→ **Required work**
Repeat, exactly, the run of lines that opens with the line containing "What React, TypeScript" and closes with the line containing "const NOT_CONFIDENT = ['Somewhat", and leave all other lines out.

→ **Available records**

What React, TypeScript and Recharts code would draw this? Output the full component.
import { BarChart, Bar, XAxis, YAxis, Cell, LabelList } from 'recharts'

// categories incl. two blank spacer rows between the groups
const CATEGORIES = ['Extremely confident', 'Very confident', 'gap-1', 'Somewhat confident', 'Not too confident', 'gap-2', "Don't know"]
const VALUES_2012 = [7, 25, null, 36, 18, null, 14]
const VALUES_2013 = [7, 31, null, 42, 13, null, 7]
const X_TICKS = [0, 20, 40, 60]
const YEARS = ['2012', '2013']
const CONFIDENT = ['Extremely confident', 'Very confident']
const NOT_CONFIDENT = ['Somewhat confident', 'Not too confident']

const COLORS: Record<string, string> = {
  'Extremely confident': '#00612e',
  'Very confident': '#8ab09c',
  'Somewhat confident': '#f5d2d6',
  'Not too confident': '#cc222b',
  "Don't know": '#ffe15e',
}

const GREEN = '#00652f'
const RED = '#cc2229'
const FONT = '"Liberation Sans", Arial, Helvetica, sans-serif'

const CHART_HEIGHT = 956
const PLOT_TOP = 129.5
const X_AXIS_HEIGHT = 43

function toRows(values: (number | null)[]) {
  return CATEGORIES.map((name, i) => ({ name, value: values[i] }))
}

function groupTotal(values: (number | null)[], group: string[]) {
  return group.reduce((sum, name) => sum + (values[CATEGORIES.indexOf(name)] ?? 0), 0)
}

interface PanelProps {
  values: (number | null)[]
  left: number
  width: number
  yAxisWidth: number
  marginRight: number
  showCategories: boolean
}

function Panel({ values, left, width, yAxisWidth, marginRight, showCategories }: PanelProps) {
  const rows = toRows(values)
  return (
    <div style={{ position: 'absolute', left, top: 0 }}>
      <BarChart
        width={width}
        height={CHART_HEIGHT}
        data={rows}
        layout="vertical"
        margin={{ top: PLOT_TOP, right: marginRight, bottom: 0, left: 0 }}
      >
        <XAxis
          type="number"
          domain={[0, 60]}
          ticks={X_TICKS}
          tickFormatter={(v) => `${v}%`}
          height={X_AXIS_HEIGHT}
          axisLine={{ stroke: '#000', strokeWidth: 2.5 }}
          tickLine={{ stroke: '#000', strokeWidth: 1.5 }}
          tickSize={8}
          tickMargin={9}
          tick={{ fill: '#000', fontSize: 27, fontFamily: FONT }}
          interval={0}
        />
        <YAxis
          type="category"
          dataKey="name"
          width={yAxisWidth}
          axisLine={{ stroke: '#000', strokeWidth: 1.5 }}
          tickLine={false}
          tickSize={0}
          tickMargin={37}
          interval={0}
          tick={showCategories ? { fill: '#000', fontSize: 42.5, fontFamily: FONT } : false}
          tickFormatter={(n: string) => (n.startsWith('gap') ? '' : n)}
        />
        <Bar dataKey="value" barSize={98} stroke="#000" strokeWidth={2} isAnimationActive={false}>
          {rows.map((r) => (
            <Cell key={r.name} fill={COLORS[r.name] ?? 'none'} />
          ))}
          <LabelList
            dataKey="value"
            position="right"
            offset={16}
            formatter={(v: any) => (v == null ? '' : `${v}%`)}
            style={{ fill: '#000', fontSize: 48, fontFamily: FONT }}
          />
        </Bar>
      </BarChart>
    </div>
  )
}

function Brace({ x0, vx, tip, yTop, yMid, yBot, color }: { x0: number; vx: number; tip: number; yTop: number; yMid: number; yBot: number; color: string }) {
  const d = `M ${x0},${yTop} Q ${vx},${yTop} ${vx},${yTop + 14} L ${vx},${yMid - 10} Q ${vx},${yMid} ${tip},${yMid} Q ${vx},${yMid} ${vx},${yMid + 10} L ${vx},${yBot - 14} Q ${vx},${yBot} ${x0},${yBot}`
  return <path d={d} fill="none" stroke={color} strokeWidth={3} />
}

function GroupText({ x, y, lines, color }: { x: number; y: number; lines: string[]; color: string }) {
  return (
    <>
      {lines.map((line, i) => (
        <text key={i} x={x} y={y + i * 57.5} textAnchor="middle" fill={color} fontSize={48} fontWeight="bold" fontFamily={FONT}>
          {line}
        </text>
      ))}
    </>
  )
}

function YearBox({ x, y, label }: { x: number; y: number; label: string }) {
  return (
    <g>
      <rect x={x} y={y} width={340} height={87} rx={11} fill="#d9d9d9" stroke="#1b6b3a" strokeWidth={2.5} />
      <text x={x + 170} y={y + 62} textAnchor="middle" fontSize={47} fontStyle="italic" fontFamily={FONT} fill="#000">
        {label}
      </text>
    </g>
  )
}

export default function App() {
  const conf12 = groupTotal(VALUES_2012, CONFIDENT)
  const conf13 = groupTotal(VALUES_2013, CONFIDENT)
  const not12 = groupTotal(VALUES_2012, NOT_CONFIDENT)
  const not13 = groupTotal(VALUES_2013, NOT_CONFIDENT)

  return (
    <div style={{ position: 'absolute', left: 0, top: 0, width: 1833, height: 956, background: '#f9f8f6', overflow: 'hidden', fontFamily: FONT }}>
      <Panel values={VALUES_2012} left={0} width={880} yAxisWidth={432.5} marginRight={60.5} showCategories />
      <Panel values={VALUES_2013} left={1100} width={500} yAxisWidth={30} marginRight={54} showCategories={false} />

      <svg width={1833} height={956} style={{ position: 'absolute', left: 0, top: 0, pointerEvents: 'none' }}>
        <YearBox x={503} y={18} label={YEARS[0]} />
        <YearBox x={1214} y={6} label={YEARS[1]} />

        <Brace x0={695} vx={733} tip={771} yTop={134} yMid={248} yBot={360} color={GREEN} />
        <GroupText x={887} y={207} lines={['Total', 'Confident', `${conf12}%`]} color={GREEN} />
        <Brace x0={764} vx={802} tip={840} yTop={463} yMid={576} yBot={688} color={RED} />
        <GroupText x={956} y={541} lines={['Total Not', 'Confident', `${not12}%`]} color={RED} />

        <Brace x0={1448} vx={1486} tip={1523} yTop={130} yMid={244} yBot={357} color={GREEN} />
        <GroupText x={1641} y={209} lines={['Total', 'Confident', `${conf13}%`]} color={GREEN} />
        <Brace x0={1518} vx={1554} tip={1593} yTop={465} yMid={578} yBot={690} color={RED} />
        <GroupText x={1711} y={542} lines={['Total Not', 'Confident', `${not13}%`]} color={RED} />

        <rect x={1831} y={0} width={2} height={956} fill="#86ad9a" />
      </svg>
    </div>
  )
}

--

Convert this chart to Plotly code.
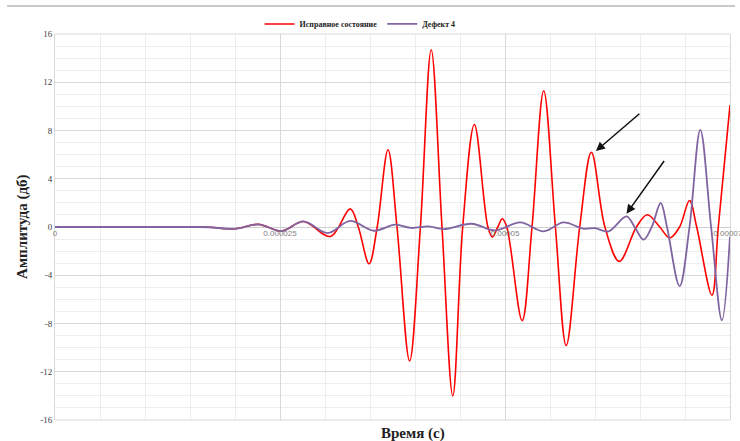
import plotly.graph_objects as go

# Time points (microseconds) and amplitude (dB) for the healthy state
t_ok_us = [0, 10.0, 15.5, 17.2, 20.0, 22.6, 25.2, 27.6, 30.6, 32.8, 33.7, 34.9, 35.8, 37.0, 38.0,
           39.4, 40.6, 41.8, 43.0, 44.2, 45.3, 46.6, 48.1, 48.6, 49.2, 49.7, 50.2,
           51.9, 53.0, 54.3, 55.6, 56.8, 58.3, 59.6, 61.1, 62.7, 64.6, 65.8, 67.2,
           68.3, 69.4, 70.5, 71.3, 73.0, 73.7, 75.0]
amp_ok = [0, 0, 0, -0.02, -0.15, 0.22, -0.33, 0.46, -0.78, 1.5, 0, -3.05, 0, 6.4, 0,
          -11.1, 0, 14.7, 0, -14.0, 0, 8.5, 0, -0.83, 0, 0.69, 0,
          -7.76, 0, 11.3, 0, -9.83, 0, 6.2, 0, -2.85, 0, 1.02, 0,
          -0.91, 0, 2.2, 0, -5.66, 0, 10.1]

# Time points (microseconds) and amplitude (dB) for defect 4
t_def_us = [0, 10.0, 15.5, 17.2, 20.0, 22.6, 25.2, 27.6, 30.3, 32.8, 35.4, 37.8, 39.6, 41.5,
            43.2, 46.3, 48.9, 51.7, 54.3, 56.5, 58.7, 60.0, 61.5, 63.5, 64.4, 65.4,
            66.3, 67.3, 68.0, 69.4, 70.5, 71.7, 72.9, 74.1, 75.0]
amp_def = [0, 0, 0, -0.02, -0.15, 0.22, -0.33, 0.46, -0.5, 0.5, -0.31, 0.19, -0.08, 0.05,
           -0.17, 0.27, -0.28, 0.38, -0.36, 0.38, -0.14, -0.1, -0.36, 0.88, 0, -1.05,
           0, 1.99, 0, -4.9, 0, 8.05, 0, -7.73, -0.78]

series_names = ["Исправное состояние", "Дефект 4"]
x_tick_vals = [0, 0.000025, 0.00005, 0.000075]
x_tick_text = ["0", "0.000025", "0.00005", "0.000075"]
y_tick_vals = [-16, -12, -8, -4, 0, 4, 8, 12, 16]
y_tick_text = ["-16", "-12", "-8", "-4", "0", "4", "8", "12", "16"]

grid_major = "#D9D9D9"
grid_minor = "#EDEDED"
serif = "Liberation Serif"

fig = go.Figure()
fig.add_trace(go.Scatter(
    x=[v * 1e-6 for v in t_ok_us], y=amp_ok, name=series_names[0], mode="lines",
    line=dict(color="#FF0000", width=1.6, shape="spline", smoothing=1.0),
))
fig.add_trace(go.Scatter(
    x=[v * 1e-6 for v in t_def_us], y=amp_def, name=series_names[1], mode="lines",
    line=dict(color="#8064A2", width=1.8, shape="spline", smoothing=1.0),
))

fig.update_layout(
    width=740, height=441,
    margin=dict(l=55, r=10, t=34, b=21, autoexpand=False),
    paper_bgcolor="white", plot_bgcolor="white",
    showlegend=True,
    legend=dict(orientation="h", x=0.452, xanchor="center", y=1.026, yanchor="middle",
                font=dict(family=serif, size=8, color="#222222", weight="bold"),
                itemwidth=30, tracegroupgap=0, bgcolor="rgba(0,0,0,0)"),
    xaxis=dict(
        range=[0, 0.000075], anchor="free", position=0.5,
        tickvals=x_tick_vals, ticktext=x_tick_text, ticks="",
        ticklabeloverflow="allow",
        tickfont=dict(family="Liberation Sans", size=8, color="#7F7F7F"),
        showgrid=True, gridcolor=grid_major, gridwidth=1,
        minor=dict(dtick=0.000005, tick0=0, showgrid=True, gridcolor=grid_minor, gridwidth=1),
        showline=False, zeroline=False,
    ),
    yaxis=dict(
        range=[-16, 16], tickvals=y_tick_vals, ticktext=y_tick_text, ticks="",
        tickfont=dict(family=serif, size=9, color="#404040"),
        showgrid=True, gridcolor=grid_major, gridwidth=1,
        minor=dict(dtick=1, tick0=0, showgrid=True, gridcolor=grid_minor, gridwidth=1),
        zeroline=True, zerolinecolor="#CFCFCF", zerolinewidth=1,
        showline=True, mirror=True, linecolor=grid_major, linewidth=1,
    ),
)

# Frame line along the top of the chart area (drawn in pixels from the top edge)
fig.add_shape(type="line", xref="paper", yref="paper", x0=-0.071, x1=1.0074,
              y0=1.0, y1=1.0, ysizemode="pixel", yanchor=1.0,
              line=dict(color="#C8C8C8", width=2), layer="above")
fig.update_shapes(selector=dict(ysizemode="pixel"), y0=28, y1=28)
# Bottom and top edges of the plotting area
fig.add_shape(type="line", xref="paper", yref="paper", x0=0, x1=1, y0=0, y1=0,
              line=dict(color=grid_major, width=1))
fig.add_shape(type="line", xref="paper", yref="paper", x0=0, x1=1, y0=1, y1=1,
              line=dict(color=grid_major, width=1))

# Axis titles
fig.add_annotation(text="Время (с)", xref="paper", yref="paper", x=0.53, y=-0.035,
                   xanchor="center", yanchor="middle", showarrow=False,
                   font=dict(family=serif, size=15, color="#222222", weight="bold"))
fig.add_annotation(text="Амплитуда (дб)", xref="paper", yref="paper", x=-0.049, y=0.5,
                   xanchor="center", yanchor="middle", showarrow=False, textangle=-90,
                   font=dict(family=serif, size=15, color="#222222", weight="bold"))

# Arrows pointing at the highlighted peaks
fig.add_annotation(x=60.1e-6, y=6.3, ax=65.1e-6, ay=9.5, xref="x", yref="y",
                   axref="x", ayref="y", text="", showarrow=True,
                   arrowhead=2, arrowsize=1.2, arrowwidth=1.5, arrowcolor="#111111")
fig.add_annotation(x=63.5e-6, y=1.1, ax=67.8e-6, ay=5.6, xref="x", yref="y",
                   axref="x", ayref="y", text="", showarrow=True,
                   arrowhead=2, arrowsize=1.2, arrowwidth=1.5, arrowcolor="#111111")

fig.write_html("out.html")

==

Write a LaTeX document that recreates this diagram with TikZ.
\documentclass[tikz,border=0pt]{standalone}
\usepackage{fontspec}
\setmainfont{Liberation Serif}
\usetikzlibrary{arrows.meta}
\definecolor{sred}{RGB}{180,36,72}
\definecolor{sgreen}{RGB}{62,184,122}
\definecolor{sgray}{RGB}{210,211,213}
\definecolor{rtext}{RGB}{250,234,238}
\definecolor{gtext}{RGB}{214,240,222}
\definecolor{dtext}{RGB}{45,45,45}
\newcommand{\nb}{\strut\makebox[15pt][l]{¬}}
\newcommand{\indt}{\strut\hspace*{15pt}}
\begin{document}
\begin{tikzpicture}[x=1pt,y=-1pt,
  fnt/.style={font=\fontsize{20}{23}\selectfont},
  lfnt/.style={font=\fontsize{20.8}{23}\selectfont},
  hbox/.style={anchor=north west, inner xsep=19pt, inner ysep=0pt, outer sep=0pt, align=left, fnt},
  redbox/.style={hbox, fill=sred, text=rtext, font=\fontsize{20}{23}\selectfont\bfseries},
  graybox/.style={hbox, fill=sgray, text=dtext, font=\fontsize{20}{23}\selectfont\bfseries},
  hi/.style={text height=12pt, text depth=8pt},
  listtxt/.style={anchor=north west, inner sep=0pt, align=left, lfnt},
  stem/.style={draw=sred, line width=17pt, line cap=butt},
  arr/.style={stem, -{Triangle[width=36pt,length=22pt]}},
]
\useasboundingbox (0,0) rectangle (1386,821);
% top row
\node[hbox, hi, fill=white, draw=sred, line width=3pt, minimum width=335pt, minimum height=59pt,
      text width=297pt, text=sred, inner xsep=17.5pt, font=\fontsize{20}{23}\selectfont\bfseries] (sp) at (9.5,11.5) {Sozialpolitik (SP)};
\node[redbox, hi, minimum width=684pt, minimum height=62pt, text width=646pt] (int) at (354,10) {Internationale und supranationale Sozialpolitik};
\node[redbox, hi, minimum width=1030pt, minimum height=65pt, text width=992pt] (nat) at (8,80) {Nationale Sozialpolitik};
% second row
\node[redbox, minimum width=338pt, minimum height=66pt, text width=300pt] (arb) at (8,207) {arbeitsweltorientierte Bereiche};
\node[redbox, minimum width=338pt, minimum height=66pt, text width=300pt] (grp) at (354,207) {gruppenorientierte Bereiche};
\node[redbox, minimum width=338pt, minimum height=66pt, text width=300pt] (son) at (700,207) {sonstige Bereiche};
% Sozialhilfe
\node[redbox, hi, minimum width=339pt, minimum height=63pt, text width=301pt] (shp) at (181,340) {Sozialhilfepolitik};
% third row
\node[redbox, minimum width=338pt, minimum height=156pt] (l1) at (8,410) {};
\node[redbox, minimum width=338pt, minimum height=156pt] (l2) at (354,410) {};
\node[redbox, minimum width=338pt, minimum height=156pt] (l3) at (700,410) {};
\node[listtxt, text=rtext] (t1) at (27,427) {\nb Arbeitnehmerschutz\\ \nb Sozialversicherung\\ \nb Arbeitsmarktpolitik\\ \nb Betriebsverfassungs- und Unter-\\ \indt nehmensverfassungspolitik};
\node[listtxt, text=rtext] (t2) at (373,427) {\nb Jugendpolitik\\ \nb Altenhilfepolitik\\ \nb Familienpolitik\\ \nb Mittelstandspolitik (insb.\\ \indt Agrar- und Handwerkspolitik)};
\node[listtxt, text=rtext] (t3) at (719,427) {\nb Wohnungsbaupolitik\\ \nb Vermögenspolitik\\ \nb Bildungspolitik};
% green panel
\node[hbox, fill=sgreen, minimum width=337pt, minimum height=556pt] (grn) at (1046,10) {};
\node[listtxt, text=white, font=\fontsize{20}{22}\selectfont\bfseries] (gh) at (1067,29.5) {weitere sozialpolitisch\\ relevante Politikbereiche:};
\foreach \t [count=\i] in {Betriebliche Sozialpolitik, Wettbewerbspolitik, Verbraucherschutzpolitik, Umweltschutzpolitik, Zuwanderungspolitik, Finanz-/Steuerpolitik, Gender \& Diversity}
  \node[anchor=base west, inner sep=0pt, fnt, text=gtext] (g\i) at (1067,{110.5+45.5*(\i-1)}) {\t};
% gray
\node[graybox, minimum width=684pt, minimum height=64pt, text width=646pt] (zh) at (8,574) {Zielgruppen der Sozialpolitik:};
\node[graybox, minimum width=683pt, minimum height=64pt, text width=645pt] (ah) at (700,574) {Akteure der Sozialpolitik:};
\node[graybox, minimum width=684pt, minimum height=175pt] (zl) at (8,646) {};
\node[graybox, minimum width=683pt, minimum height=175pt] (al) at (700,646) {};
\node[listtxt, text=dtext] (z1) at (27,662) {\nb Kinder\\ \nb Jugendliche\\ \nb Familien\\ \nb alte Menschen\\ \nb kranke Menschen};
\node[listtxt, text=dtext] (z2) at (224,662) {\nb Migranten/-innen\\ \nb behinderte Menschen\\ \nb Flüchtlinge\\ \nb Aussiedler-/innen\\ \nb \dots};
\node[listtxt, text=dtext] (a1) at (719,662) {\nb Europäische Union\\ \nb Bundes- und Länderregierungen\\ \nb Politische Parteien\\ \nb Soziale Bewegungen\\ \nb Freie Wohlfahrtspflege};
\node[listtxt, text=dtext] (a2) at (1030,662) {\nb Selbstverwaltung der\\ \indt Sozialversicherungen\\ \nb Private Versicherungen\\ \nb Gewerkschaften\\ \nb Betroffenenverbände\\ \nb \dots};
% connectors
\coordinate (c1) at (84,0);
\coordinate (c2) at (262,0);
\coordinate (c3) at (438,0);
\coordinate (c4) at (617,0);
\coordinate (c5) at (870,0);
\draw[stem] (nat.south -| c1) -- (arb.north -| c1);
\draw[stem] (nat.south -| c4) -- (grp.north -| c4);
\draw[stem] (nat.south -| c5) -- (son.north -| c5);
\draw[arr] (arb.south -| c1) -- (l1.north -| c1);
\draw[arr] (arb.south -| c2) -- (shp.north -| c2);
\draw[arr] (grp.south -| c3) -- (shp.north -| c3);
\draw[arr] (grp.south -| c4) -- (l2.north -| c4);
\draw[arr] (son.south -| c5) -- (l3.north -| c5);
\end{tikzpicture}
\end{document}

→ **Result of this exercise**
What React, TypeScript and Recharts code would draw this? Output the full component.
import { BarChart, Bar, XAxis, YAxis, Cell, LabelList } from 'recharts'

// categories incl. two blank spacer rows between the groups
const CATEGORIES = ['Extremely confident', 'Very confident', 'gap-1', 'Somewhat confident', 'Not too confident', 'gap-2', "Don't know"]
const VALUES_2012 = [7, 25, null, 36, 18, null, 14]
const VALUES_2013 = [7, 31, null, 42, 13, null, 7]
const X_TICKS = [0, 20, 40, 60]
const YEARS = ['2012', '2013']
const CONFIDENT = ['Extremely confident', 'Very confident']
const NOT_CONFIDENT = ['Somewhat confident', 'Not too confident']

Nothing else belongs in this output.